In its first phase, the program will see the “launch and operation of 20 satellites, the construction of a satellite manufacturing facility, and the development of supporting software.” Overall, the goal of the program is to “help Pakistan develop independent capabilities in satellite manufacturing, operations, and applications.”
Founded in 2008 and listed on Shanghai’s Star Market in 2019, PIESAT’s flagship initiative is the new “Nuwa” constellation. Nuwa is slated to be China’s largest commercial synthetic aperture radar (SAR) network, with a target of 114 satellites, 13 of which have reportedly launched.
The Pakistan deal is valued at nearly twice PIESAT’s 2024 revenue, and given the softer domestic demand in the Chinese market in 2025, the contract could be a financial lifeline for PIESAT.
For Pakistan, the agreement aligns with its long-term aim to design, manufacture, and potentially launch satellites domestically. In 2021, the government earmarked funding for a feasibility study of a local production site, the Pakistan Space Centre (PSC). However, those studies did not materialize into an actual facility, much less any substantive large-scale satellite manufacturing work.
It now appears the PSC concept has been rolled into this PIESAT contract. If this is the case, this new contract compresses the multi-year learning curve by packaging transfer-of-technology (ToT), factory setup, and constellation deployment into a single, integrated program rather than ad hoc purchases.
The acquisition also speaks to capability gaps observed during Pakistan’s recent conflict with India, notably the absence of a strong, sovereign imaging intelligence (IMINT) pipeline for target selection and post-strike battle damage assessment (BDA).
The problem was not solely a lack of satellites; rather, it was unreliable access to cloud-free, daylight electro-optical (EO) imagery and delays between the tasking and delivery. SAR – i.e., PIESAT’s core offering – addresses both constraints by providing an all weather, all-day, and rapid IMINT capability by enabling frequent ‘refreshes’ of the battlefield picture.
In short, this reported deal signals three key shifts in Pakistan’s space development.
- First, it is the clearest sign yet that Pakistan is decoupling SUPARCO from satellite procurement – and, in time, manufacturing. This follows a near-92% cut to SUPARCO’s annual budget (from USD $235 million in 2024–2025 to USD $19.5 million in 2025–2026).

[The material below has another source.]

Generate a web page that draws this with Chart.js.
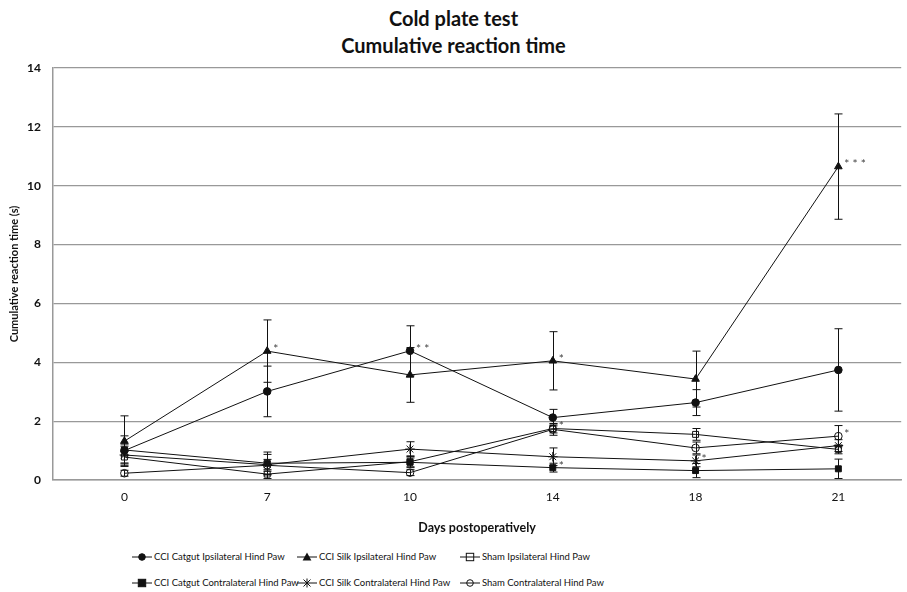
<!DOCTYPE html>
<html>
<head>
<meta charset="utf-8">
<script src="https://cdn.jsdelivr.net/npm/chart.js@4.4.1/dist/chart.umd.min.js"></script>
<style>
  body { margin: 0; padding: 0; background: #fff; font-family: Lato, "Open Sans", sans-serif; }
  #wrap { position: relative; width: 907px; height: 592px; overflow: hidden; }
  .ttl { position: absolute; left: 0; width: 907px; text-align: center; font-weight: bold; font-size: 20px; line-height: 24px; color: #111; }
  #box { position: absolute; left: 0; top: 0; width: 907px; height: 540px; }
  .lg { position: absolute; font-size: 9.5px; line-height: 12px; color: #111; white-space: nowrap; display: flex; align-items: center; }
  .lg svg { margin-right: 2px; }
</style>
</head>
<body>
<div id="wrap">
  <div class="ttl" style="top:6px">Cold plate test</div>
  <div class="ttl" style="top:33px">Cumulative reaction time</div>
  <div id="box"><canvas id="c"></canvas></div>
  <div id="legend"></div>
</div>
<script>
// ── Data ──────────────────────────────────────────────────────────────
const days = ['0', '7', '10', '14', '18', '21'];
const yTicks = [0, 2, 4, 6, 8, 10, 12, 14];

const seriesNames = [
  'CCI Catgut Ipsilateral Hind Paw',
  'CCI Silk Ipsilateral Hind Paw',
  'Sham Ipsilateral Hind Paw',
  'CCI Catgut Contralateral Hind Paw',
  'CCI Silk Contralateral Hind Paw',
  'Sham Contralateral Hind Paw'
];

// mean cumulative reaction time (s)
const catgutIpsi   = [1.00, 3.01, 4.39, 2.12, 2.63, 3.74];
const silkIpsi     = [1.32, 4.38, 3.57, 4.05, 3.43, 10.65];
const shamIpsi     = [0.78, 0.20, 0.62, 1.75, 1.55, 1.04];
const catgutContra = [1.02, 0.57, 0.60, 0.42, 0.32, 0.38];
const silkContra   = [0.85, 0.52, 1.05, 0.79, 0.65, 1.17];
const shamContra   = [0.23, 0.50, 0.25, 1.72, 1.09, 1.49];

// standard errors
const catgutIpsiSE   = [0.50, 0.86, 0.85, 0.28, 0.44, 1.40];
const silkIpsiSE     = [0.86, 1.06, 0.93, 0.99, 0.95, 1.79];
const shamIpsiSE     = [0.20, 0.15, 0.20, 0.15, 0.20, 0.15];
const catgutContraSE = [0.20, 0.38, 0.15, 0.15, 0.24, 0.33];
const silkContraSE   = [0.30, 0.35, 0.25, 0.30, 0.20, 0.20];
const shamContraSE   = [0.10, 0.20, 0.10, 0.20, 0.20, 0.36];

// significance marks: series index, day index, label
const sigSeries = [1, 0, 1, 2, 3, 4, 5, 1];
const sigDay    = [1, 2, 3, 3, 3, 4, 5, 5];
const sigText   = ['*', '**', '*', '*', '*', '*', '*', '***'];

const means = [catgutIpsi, silkIpsi, shamIpsi, catgutContra, silkContra, shamContra];
const errs  = [catgutIpsiSE, silkIpsiSE, shamIpsiSE, catgutContraSE, silkContraSE, shamContraSE];

// marker look per series
const INK = '#111';
const markers = [
  { style: 'circle',   r: 3.8, fill: INK },
  { style: 'triangle', r: 4.4, fill: INK },
  { style: 'rect',     r: 4.2, fill: 'rgba(255,255,255,0)' },
  { style: 'rect',     r: 4.2, fill: INK },
  { style: 'star',     r: 4.8, fill: INK },
  { style: 'circle',   r: 3.8, fill: 'rgba(255,255,255,0)' }
];

// ── Error bars + stars plugin ─────────────────────────────────────────
const errorBars = {
  id: 'errorBars',
  beforeDatasetsDraw(chart) {
    const { ctx, scales: { x, y } } = chart;
    ctx.save();
    ctx.strokeStyle = INK;
    ctx.lineWidth = 1;
    means.forEach((arr, s) => {
      arr.forEach((v, i) => {
        const px = Math.round(x.getPixelForValue(i)) + 0.5;
        const top = y.getPixelForValue(v + errs[s][i]);
        const bot = y.getPixelForValue(Math.max(0, v - errs[s][i]));
        ctx.beginPath();
        ctx.moveTo(px, top); ctx.lineTo(px, bot);
        ctx.moveTo(px - 4, top); ctx.lineTo(px + 4, top);
        ctx.moveTo(px - 4, bot); ctx.lineTo(px + 4, bot);
        ctx.stroke();
      });
    });
    ctx.restore();
  },
  afterDatasetsDraw(chart) {
    const { ctx, scales: { x, y } } = chart;
    ctx.save();
    ctx.fillStyle = '#444';
    ctx.font = '12px Lato';
    ctx.textAlign = 'left';
    ctx.textBaseline = 'middle';
    sigText.forEach((t, k) => {
      const i = sigDay[k];
      const px = x.getPixelForValue(i);
      const py = y.getPixelForValue(means[sigSeries[k]][i]);
      ctx.fillText(t.split('').join(' '), px + 6, py - 2);
    });
    ctx.restore();
  }
};

// ── Chart ─────────────────────────────────────────────────────────────
new Chart(document.getElementById('c'), {
  type: 'line',
  data: {
    datasets: means.map((arr, s) => ({
      label: seriesNames[s],
      data: arr.map((v, i) => ({ x: i, y: v })),
      borderColor: INK,
      borderWidth: 1,
      pointStyle: markers[s].style,
      pointRadius: markers[s].r,
      pointBackgroundColor: markers[s].fill,
      pointBorderColor: INK,
      pointBorderWidth: 1,
      tension: 0
    }))
  },
  options: {
    responsive: true,
    maintainAspectRatio: false,
    animation: false,
    layout: { padding: { top: 68, right: 0, bottom: 0, left: 0 } },
    plugins: { legend: { display: false }, tooltip: { enabled: false } },
    scales: {
      x: {
        type: 'linear',
        min: -0.5,
        max: 5.44,
        afterBuildTicks: s => { s.ticks = days.map((d, i) => ({ value: i })); },
        afterFit: s => { s.height = 60; },
        ticks: {
          callback: v => days[v],
          font: { family: 'Lato', size: 12 },
          color: '#111',
          padding: 10,
          maxRotation: 0
        },
        grid: { display: false, drawTicks: false },
        border: { color: '#999', width: 1.5 },
        title: {
          display: true,
          text: 'Days postoperatively',
          font: { family: 'Lato', size: 12.5, weight: 'bold' },
          color: '#111',
          padding: { top: 0, bottom: 5 }
        }
      },
      y: {
        min: 0,
        max: 14,
        afterBuildTicks: s => { s.ticks = yTicks.map(v => ({ value: v })); },
        afterFit: s => { s.width = 53; },
        ticks: {
          font: { family: 'Lato', size: 12, weight: 'bold' },
          color: '#111',
          padding: 12
        },
        grid: { color: '#999', lineWidth: 1.2, drawTicks: false },
        border: { color: '#999', width: 1.5 },
        title: {
          display: true,
          text: 'Cumulative reaction time (s)',
          font: { family: 'Lato', size: 11, weight: 'bold' },
          color: '#111',
          padding: { top: 8, bottom: 0 }
        }
      }
    }
  },
  plugins: [errorBars]
});

// ── Legend (HTML, two rows of three) ──────────────────────────────────
function markerSvg(m) {
  const c = 10, r = m.r;
  let shape = '';
  if (m.style === 'circle') shape = `<circle cx="${c}" cy="5" r="${r - 0.5}" fill="${m.fill}" stroke="${INK}"/>`;
  if (m.style === 'rect') shape = `<rect x="${c - r + 0.5}" y="${5 - r + 0.5}" width="${2 * r - 1}" height="${2 * r - 1}" fill="${m.fill}" stroke="${INK}"/>`;
  if (m.style === 'triangle') shape = `<polygon points="${c},${5 - r} ${c + r},${5 + r - 1} ${c - r},${5 + r - 1}" fill="${INK}"/>`;
  if (m.style === 'star') shape = `<path d="M${c - 3.5} 1.5 L${c + 3.5} 8.5 M${c + 3.5} 1.5 L${c - 3.5} 8.5 M${c} 0.5 L${c} 9.5" stroke="${INK}" fill="none"/>`;
  return `<svg width="20" height="10" viewBox="0 0 20 10"><line x1="0" y1="5" x2="20" y2="5" stroke="${INK}"/>${shape}</svg>`;
}
const colX = [132, 297, 460];
const rowY = [557, 583];
const legend = document.getElementById('legend');
seriesNames.forEach((name, s) => {
  const el = document.createElement('div');
  el.className = 'lg';
  el.style.left = colX[s % 3] + 'px';
  el.style.top = (rowY[Math.floor(s / 3)] - 6) + 'px';
  el.innerHTML = markerSvg(markers[s]) + '<span>' + name + '</span>';
  legend.appendChild(el);
});
</script>
</body>
</html>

While this would shrink SUPARCO’s role in dual-use and defence-oriented space programs, it will also restore its original mandate to scientific research and economic applications. Hence, the acquisition of new satellites will be managed by a separate entity, likely from within the military’s structure. - Second, the Strategic Plans Division (SPD) would likely stand up a new entity to manage satellite acquisition and, eventually, production. PIESAT could support the SPD in building that organization’s assembly, integration, and testing (AIT) lines, quality assurance, and a rolling-refresh plan to sustain performance over the constellation’s life.

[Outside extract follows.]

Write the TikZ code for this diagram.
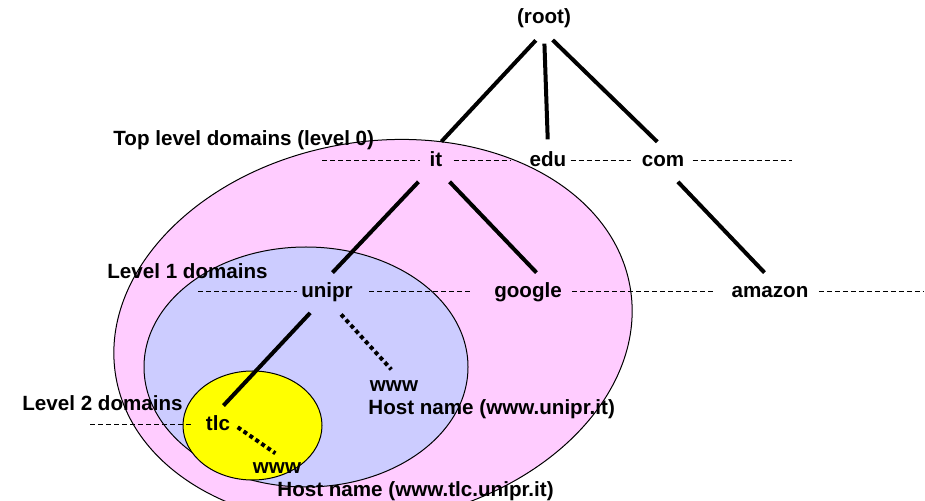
\documentclass[tikz,border=0pt]{standalone}
\usepackage{fontspec}
\setmainfont{Liberation Sans}
\usepackage{tikz}
\usetikzlibrary{positioning,calc}
\definecolor{lvlpink}{RGB}{255,204,255}
\definecolor{lvlblue}{RGB}{204,204,255}
\definecolor{lvlyellow}{RGB}{255,255,0}

\begin{document}
\begin{tikzpicture}[x=0.5pt,y=-0.5pt,font=\fontsize{10.3}{12}\bfseries,
  dom/.style={inner sep=2pt,text height=7.2pt,text depth=2pt},
  lbl/.style={anchor=base west,inner sep=0pt},
  edge/.style={line width=2pt,shorten <=5pt,shorten >=4pt},
  hostln/.style={line width=2pt,dash pattern=on 2pt off 1.6pt},
  lvl/.style={line width=0.5pt,dash pattern=on 2.5pt off 1.5pt}]
\useasboundingbox (0,0) rectangle (925,501);
\clip (0,0) rectangle (925,501);
% domain levels
\draw[fill=lvlpink,line width=0.5pt,rotate around={10:(373,332)}] (373,332) ellipse [x radius=261,y radius=190];
\draw[fill=lvlblue,line width=0.5pt] (306,367) ellipse [x radius=162,y radius=120];
\draw[fill=lvlyellow,line width=0.5pt] (252.5,425.5) ellipse [x radius=69.5,y radius=54.5];
% tree
\node[dom] (root) at (544,18) {(root)};
\node[dom] (it) at (436,161) {it};
\node[dom] (edu) at (548,161) {edu};
\node[dom] (com) at (663,161) {com};
\node[dom] (unipr) at (327,292) {unipr};
\node[dom] (google) at (528,292) {google};
\node[dom] (amazon) at (770,292) {amazon};
\node[dom] (tlc) at (218,425) {tlc};
\node[dom] (www1) at (394,386) {www};
\node[dom] (www2) at (277,468) {www};
\node[lbl] (top) at (113,146) {Top level domains (level 0)};
\node[lbl] (lone) at (107,279) {Level 1 domains};
\node[lbl] (ltwo) at (22,411) {Level 2 domains};
\node[lbl] (hostA) at (368,415) {Host name (www.unipr.it)};
\node[lbl] (hostB) at (277,496) {Host name (www.tlc.unipr.it)};
\draw[edge,shorten <=6pt] (root.south) -- (it.north);
\draw[edge,shorten <=6pt] (root.south) -- (edu.north);
\draw[edge,shorten <=6pt] (root.south) -- (com.north);
\draw[edge] (it.south west) -- (unipr.north);
\draw[edge] ([xshift=-2pt]it.south east) -- ([xshift=7pt]google.north);
\draw[edge] ([xshift=4pt]com.south) -- (amazon.north);
\draw[edge] ([xshift=-5pt]unipr.south) -- (tlc.north);
\draw[hostln,shorten <=6pt,shorten >=2pt] ([xshift=3pt]unipr.south) -- (www1.north);
\draw[hostln,shorten <=2pt,shorten >=1pt] (tlc.east) -- (www2.north);
% level lines
\coordinate (l0w) at (322,161); \coordinate (l0e) at (792,161);
\coordinate (l1w) at (198,292); \coordinate (l1e) at (923,292);
\coordinate (l2w) at (90,425);
\draw[lvl,shorten >=2.5pt] (l0w) -- (it);
\draw[lvl,shorten <=3.5pt,shorten >=7pt] (it) -- (edu);
\draw[lvl,shorten >=3pt] (edu) -- (com);
\draw[lvl,shorten <=2pt] (com) -- (l0e);
\draw[lvl] (l1w) -- (unipr);
\draw[lvl,shorten <=6pt,shorten >=9pt] (unipr) -- (google);
\draw[lvl,shorten <=3pt,shorten >=6.5pt] (google) -- (amazon);
\draw[lvl,shorten <=3pt] (amazon) -- (l1e);
\draw[lvl,shorten >=5pt] (l2w) -- (tlc);
\end{tikzpicture}
\end{document}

- Third, the PIESAT package points to an ISR expansion with an emphasis on timely IMINT that can directly support Pakistan’s growing focus on preemptive strikes via Army Rocket Force Command (ARFC) and the Pakistan Air Force (PAF).
PIESAT specialises in remote sensing satellites with an emphasis on interferometric SAR (InSAR). With sufficient satellites, the company claims revisit rates of up to 60 minutes at sub-0.5 m resolution. In effect, Pakistan could generate fresh imagery within a 24-hour cycle, potentially up to within one hour in certain conditions.